The Automatic Structure Verification (ASV) project of Mestrelab is progressing quite nicely, even though some Users are impatient and, understandably, pressing for more and sooner). The development process is a complex uphill fight since we want a fully automatic artificial intelligence (AI) working with real spectra, not just some partially computer-assisted approach requiring extremely high quality, manually pre-edited spectra. Nothing so sweeping has ever been attempted before (and not even contemplated) and yet our present system has already reached the state when it is really useful in actual everyday practice

The ASV feature is configured into ASV tasks which, in turn, are composed of multiple ASV tests. Its development consists in devising novel ASV tests embodying expert NMR knowledge, and combining them together within a modern scoring system. This implies the presence of a number of numeric parameters which are then tuned to an extensive set of well characterized experimental data sets (benchmarks).

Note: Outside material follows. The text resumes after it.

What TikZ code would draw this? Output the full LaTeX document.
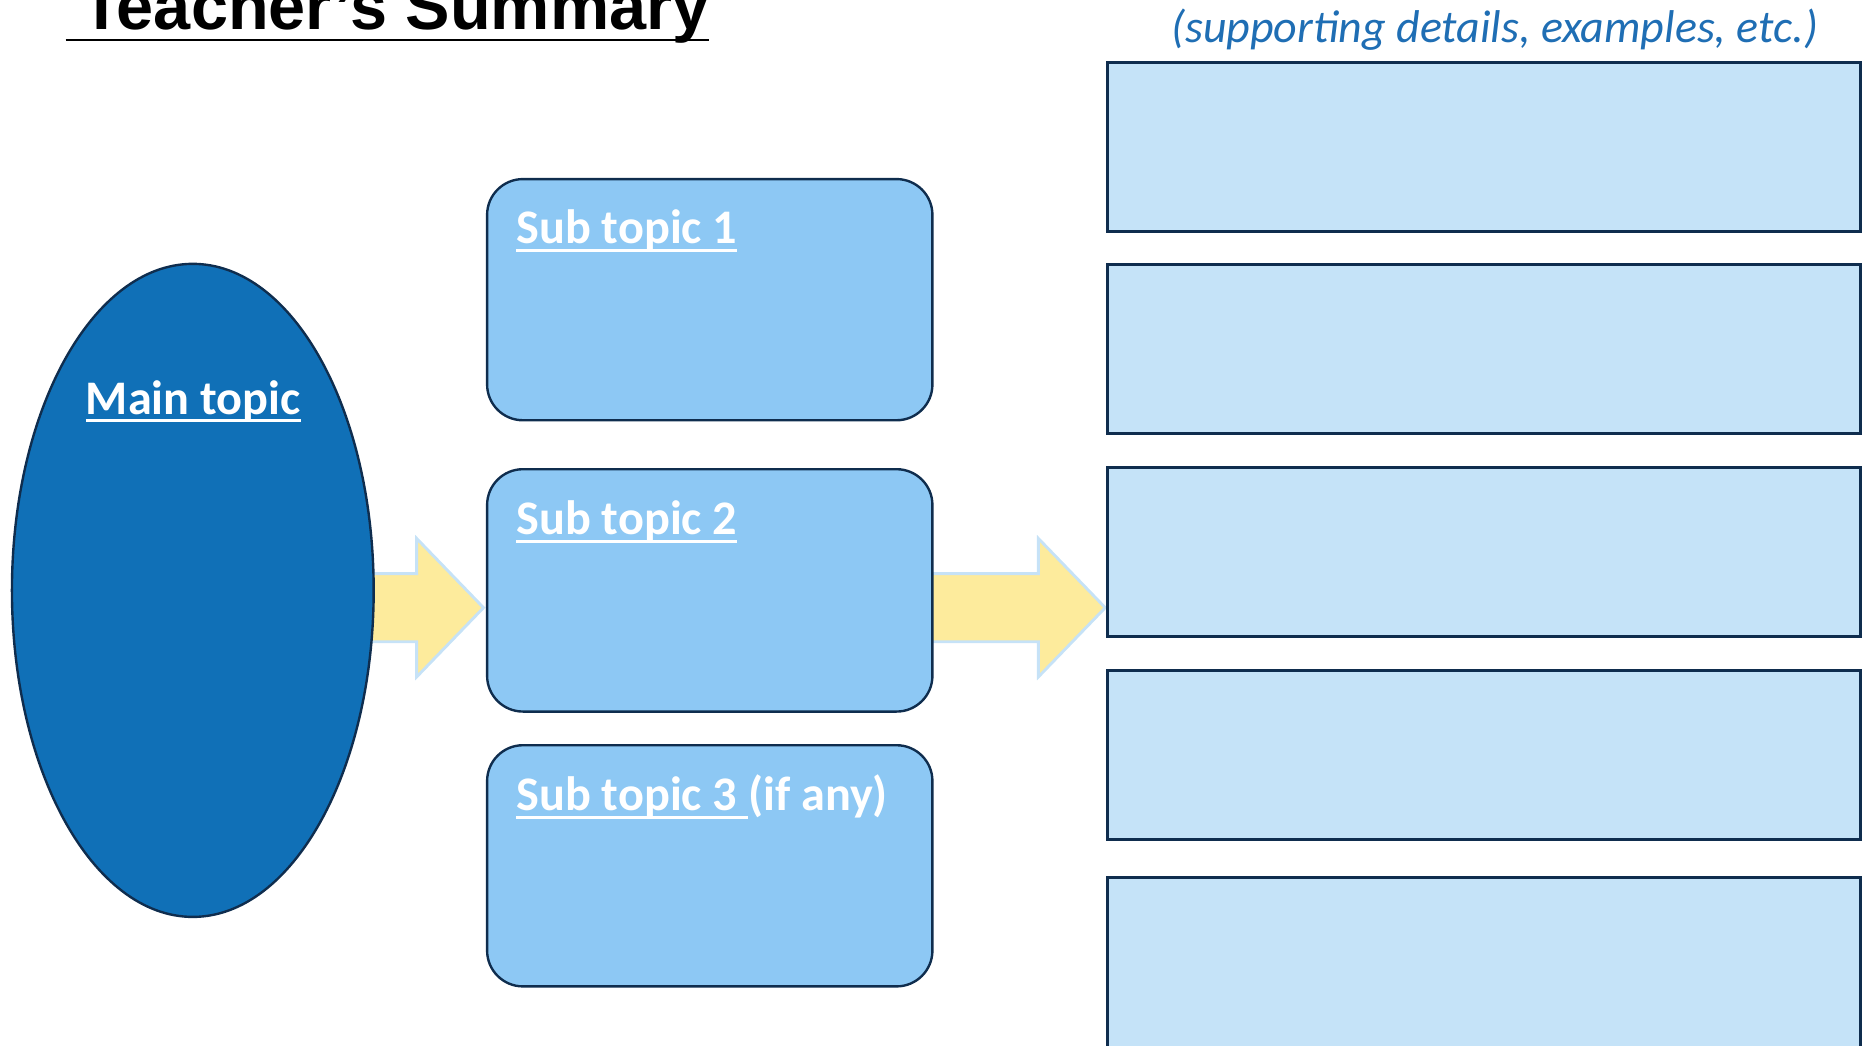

The overall ASV structure is universal enough to accommodate both 1D and 2D NMR spectra and even merge them with results of other techniques such as MS.

We have developed a number of 1D NMR tests and an HSQC test. These are all based on the experimental spectra, the assumed molecule, and the predicted NMR parameters, but focus on different aspects of the predicted-versus-experimental comparison. They work very nicely; in fact, the major obstacles we have encountered so far did not regard the tests themselves but almost exclusively apparently unrelated aspects such as the quality of the experimental spectra, solvent recognition, and labile peaks recognition.

The ASV wizard has now got as far as one can go (mathematically speaking) without attempting actual assignment of individual nuclei to spectral peaks or multiplets. This will be the next step of the whole long-term development.